El caso fue que, un día, la Reina Católica, doña Isabel I, se encontró al Príncipe don Juan y a sus amigos jugando a inquisidores y judíos, y que el muchacho recibió una buena tunda de azotes. Y, seguramente, alguna gente recuerda todavía la película de René Climent, «Juegos prohibidos», en la que unos niños rodeados de muerte toman afición a hacer de enterradores de animales; pero no de siglos ni en el cine, sino en nuestra realidad diaria no son raros los adolescentes o chicos muy jóvenes que hacen de la delincuencia una diversión, propinando una paliza a otros chicos de su edad o más pequeños, violando y matando o quemando a un pobre mendigo. Pero ya ni se nos ocurre que pueda haber para estos crímenes algo así como un castigo lo suficientemente disuasorio para que el juego no se repita.

La costumbre, en estos casos de delitos de adolescentes y jóvenes, y quizás mañana de puros infantes, es que se nos llene la cabeza por parte de los «media» o de los supuestos expertos en psicologismos y sociologismos, civismos y pedagogismos, o filosofías más o menos roussonianas, que impiden hasta oír la voz de la razón y la cordura, o de la historia, y, si se repitiera la conocidísima página en que san Agustín habla de un robo de peras en su niñez sólo por el placer de hacer daño, concluyendo que en realidad nuestra naturaleza no es angélica o que esos niños criminales no son inocentes sino impotentes, apareceríamos como verdaderos e inicuos Herodes. Aunque, para ser impotentes para hacer el mal, ya llevan muchas hazañas malvadas, en los últimos años sobre todo. Porque lo que en modo alguno se quiere ahora es ver la realidad; se prefiere fabricarla con palabras e imágenes encantadoras.

Pero es que este tiempo nuestro es el del roussonianismo más extremado, y, a la vez, el de una delincuencia juvenil y adolescente más descarada y que quizás no quede impune pero esa sensación da, aunque también sea el tiempo del sacrificio de los niños desde que están en el seno materno hasta su utilización como portadores de bombas.
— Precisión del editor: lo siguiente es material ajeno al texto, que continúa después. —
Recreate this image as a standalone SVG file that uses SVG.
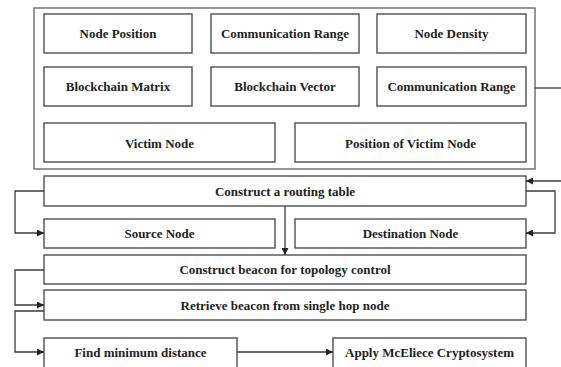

Cada día se parece más este tiempo nuestro, en esta como carrera hacia la anomia total, a los tiempos de la guillotina en los que había calles de París encostradas de sangre que ya no pasaba por los sumideros, pero los papás y las mamás, ciudadanos y ciudadanas, alzaban con los ojos llenos de lágrimas a sus retoños para que vieran pasar la carreta de los que a la guillotina iban por un trágico destino su culpable desgracia de no ser republicanos. Y, en los teatros, las representaciones eran todas ellas bucólicas y pastoriles o de tiernos amores y alegrías hogareñas, llenas de pedagogía.

En realidad, era lo mismo que ahora ocurre con los juguetes y los cuentos infantiles, que ya no están pensados para el placer, sino para la pedagogía; esto es, que el juego ya no será gratuito y porque sí, el ámbito de la pura libertad y alegría, sino realidad orientada. Todo está, y debe estarlo, dirigido en el sentido de una formación de balillas, pioneros o como quiera que se llamen los retoños de cada ideología de la salvación por la política, que ahora atraviesa la vida humana, comiéndose las almas, y no sólo la fina punta de ellas, sino hasta su cogollo y última morada.

La historia de los niños, como la de las mujeres, ha sido atroz –y todavía lo sigue siendo bajo tan necia gramática, puramente encubridora, como la denominada «violencia de género»–, pero, si los niños también van a ser incorporados a ese tipo de inocente adultez, es que estamos alimentando una raza de superhombres para vivir en la anomia más perfecta, y con el manejo de la tecnología para el placer de la muerte. Pronto jugarán a la eutanasia ajena y a todos los otros deliciosos horrores del gabinete del Marqués de Sade.